B: Your shop of multiple composers, known as Media Ventures, is something new in the field. Major composers always had their own team. Media Ventures, however, is larger, more diverse, employing composers in their own right, such as Harry Gregson-Williams and Mark Mancina, composers who receive their own screen credits. Yet your musical signature is undeniably there heard in most of the work. When directors offer projects to Media Ventures, who in truth is being retained, Hans Zimmer or the other composers?

Z: It depends. Media Ventures is larger, but only for one really stupid reason. It started this way: when you are European wanting to break into the Hollywood film business you don't stand a chance. But Barry Levinson gave me a shot in Rain Man, and that was very gracious and courageous. Then I knew all these other composer friends who never got a shot at anything. Just because I'd done a few successful films, director and producers felt safe, like I could pull rabbits out of hats. So I just dragged some of my friends in and tried to get their careers off the ground as well. And why? Out of the most stupid reason: I really like hearing their music--people like John Powell, Harry Gregson-Williams, Mark Mancina. But it's true, we always have to watch out, that everything doesn't sound like me.

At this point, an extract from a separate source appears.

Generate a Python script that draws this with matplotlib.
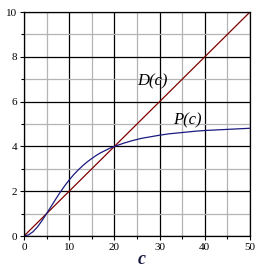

B: I just heard Replacement Killers, which Gregson-Williams scored. I'm hearing good original music. But I am also hearing sections that are kissing cousins to Peacemaker, which you wrote.

Z: Yes, the problem is that the whole sound starts to get identifiable.

B: Inevitably, the questions is, is it a collaboration or is one guy going into a cave to score?

Z: He's scoring in a cave. For Replacement Killers, I didn't even hear what he was doing. I mean, we all talk a lot together about our projects. For instance, John is working on Endurance, a film Terry Malick is producing. At the same time, I'm working on Thin Red Line, a film Terry Malick is directing. Endurance is nothing I could possible write. It's as far from my style as you can possibly get.

B: So how much of you is in The Rock which has a mishmash of music credits?

Z: The main theme is mine, as are a few other bits. It's really hard to tell. I do have a huge influence in there. But I never really wanted to write any of it. It was always supposed to be Nick Glennie-Smith's score.

B: I heard this was a rescue job on a score started by another composer. How much time were you allotted for the rescue?

Z: None, it seems. I think I must have worked four weeks around the clock.

B: Was this the shortest time you ever had to work on a piece?

Z: No. It was the rescore for White Fang. I don't think I even have a credit on it, but I probably wrote 80 minutes of music in 16 days. It was sort of a dare that producer Jeffrey Katzenberg threw at me. And I was foolish enough to say yes. I delivered, and never told Jeffrey I was sick as a dog for two weeks afterwards. But when you're a kid you take on any old dare. You know, Lion King was short, it took about three and a half weeks.